Do this:
Return each line containing "matplotlib".
(begin)
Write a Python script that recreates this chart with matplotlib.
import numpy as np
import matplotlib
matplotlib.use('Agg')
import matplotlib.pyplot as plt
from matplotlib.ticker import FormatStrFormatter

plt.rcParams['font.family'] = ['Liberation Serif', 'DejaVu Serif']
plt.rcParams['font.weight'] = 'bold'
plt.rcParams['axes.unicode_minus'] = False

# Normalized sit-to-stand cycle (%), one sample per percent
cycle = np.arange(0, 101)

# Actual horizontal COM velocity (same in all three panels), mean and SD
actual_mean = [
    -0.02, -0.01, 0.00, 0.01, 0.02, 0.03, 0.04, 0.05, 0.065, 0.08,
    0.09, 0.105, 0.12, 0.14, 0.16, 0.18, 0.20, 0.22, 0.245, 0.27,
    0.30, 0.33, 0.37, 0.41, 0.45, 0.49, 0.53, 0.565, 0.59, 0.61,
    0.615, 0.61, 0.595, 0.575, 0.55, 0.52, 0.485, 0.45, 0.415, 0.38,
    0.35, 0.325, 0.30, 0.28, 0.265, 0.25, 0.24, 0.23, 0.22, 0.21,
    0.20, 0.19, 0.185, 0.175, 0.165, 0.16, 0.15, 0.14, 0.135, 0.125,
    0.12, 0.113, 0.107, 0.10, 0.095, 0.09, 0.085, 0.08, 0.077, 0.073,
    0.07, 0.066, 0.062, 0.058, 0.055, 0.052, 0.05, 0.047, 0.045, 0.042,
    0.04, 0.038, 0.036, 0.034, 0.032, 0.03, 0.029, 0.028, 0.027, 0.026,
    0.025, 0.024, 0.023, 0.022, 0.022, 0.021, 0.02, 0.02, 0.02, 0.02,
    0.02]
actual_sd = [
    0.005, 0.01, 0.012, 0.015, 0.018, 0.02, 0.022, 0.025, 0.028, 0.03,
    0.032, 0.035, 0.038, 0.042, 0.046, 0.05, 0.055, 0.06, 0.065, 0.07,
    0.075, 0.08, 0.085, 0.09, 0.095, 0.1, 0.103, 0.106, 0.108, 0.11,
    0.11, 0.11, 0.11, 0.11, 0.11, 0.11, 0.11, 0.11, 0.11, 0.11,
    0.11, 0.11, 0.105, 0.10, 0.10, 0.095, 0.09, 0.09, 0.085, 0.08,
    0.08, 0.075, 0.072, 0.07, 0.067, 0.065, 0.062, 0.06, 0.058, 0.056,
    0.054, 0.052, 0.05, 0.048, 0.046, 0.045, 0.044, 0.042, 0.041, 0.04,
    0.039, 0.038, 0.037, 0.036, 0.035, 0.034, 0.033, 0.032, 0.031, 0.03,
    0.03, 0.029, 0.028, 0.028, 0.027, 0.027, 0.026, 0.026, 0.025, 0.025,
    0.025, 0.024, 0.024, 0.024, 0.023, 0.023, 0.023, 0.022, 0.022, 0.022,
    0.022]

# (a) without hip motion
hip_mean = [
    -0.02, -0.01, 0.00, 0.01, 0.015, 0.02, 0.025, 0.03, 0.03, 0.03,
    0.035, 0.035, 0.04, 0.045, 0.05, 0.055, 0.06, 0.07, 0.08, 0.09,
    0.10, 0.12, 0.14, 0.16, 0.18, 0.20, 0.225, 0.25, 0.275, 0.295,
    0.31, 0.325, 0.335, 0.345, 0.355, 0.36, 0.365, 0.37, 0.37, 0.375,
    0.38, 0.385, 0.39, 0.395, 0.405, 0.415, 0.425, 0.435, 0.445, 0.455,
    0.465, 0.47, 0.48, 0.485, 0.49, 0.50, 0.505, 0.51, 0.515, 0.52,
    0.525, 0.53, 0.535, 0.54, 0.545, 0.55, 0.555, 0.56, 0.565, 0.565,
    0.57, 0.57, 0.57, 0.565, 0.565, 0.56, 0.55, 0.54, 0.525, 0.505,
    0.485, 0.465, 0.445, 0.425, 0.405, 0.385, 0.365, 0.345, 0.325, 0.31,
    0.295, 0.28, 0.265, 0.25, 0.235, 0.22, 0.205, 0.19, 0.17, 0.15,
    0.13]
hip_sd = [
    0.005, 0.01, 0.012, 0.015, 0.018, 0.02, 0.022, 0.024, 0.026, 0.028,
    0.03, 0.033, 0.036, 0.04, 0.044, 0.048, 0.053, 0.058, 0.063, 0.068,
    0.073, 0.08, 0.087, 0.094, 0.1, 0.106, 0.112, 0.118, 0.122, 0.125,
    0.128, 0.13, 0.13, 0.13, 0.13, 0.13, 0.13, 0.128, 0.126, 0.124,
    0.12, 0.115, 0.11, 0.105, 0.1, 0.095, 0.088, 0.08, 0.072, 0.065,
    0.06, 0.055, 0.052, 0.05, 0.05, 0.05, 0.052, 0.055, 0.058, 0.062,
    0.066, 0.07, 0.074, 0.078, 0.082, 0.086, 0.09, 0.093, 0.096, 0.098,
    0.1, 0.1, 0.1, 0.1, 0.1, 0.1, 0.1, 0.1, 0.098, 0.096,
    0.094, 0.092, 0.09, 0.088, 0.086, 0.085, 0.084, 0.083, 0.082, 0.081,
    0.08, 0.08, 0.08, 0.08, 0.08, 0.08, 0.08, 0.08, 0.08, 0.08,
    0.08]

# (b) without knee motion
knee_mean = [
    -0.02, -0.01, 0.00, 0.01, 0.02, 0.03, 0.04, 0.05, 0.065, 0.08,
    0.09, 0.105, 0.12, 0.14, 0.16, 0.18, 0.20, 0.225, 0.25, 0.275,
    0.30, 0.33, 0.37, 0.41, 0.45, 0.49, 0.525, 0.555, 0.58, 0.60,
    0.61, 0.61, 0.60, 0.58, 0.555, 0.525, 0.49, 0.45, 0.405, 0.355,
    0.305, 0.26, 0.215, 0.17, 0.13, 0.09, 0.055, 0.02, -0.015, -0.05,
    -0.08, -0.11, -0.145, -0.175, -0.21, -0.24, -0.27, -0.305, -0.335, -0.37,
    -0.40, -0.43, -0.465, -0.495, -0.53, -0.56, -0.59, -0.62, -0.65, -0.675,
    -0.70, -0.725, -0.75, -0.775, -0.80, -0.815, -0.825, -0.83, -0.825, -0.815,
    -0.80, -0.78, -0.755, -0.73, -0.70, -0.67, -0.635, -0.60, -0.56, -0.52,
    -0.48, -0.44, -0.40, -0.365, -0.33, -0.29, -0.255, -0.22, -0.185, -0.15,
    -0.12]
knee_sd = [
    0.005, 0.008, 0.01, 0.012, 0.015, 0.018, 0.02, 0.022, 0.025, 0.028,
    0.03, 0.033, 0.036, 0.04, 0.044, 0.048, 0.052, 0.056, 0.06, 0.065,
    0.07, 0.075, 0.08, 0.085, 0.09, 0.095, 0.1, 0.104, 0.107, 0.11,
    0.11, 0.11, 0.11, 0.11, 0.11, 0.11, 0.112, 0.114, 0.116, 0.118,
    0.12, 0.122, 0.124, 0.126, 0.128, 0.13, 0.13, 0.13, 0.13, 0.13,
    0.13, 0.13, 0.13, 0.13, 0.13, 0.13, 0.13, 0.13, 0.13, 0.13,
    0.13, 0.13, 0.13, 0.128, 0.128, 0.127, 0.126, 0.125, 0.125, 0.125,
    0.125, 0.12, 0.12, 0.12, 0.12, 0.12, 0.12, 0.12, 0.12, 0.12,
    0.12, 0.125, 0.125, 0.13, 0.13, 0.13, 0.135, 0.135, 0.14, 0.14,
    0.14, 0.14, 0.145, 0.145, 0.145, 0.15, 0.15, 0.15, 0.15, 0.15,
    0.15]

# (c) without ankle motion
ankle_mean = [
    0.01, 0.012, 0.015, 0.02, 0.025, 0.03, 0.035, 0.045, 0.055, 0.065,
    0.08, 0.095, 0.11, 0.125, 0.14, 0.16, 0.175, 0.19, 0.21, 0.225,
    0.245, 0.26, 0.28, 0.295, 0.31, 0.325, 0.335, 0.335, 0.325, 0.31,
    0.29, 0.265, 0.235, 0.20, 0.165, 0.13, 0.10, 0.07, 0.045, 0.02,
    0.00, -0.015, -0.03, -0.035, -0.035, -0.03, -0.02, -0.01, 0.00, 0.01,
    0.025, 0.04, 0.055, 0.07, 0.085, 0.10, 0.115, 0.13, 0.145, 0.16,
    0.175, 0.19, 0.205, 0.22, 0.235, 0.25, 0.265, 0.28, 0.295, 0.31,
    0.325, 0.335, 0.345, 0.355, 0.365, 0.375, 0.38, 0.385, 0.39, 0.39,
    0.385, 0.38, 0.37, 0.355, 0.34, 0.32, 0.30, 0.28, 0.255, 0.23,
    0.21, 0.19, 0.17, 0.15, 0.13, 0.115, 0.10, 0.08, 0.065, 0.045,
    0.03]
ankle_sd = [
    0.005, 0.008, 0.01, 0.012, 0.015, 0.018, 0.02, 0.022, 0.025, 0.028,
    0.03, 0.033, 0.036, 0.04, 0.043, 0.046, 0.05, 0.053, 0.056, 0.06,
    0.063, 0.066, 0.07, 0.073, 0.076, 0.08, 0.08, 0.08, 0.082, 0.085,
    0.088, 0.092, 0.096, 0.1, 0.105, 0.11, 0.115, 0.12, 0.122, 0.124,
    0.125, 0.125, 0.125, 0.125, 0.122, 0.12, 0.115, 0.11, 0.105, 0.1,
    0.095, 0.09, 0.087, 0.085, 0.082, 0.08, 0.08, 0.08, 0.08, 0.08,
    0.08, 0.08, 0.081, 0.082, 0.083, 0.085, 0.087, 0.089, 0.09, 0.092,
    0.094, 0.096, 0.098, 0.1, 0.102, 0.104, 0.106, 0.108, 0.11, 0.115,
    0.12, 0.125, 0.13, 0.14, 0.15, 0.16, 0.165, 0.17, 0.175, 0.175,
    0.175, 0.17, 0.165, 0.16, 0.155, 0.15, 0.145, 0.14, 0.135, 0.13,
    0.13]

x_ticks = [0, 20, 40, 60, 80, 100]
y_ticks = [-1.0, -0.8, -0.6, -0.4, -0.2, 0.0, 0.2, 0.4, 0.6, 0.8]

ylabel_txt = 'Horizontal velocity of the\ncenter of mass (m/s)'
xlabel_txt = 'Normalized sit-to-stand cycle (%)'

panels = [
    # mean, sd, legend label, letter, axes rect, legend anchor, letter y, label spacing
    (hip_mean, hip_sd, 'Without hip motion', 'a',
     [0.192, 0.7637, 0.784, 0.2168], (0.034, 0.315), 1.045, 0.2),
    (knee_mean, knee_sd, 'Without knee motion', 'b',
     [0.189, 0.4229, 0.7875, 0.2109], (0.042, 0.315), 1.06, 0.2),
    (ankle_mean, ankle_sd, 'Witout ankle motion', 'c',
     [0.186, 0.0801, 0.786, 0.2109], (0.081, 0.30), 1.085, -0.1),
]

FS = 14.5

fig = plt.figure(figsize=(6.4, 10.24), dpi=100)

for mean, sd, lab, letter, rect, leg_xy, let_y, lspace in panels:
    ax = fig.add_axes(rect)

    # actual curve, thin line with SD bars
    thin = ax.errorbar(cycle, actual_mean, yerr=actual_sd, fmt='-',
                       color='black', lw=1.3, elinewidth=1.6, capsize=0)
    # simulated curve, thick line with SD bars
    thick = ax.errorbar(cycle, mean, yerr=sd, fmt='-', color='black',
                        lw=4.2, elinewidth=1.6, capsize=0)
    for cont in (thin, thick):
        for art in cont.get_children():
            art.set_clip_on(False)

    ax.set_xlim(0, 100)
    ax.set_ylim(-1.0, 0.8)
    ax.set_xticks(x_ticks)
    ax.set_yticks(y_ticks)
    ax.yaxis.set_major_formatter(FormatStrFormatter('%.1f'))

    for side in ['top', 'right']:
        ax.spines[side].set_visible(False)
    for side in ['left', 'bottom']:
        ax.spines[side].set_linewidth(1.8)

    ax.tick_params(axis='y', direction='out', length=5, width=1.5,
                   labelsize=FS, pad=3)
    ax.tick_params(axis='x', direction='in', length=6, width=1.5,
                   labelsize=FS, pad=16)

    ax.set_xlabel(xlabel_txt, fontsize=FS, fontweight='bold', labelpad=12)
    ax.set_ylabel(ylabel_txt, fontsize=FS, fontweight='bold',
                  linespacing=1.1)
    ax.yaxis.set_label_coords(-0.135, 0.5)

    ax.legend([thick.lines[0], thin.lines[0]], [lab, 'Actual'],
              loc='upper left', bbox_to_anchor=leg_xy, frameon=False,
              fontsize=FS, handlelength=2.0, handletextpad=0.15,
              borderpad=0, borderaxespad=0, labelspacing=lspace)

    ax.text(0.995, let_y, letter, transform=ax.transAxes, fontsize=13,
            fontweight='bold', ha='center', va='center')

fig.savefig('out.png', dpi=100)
(end)
Solution for this problem:
Write a Python script that recreates this chart with matplotlib.
import matplotlib
matplotlib.use('Agg')
import matplotlib.pyplot as plt
from matplotlib.ticker import FormatStrFormatter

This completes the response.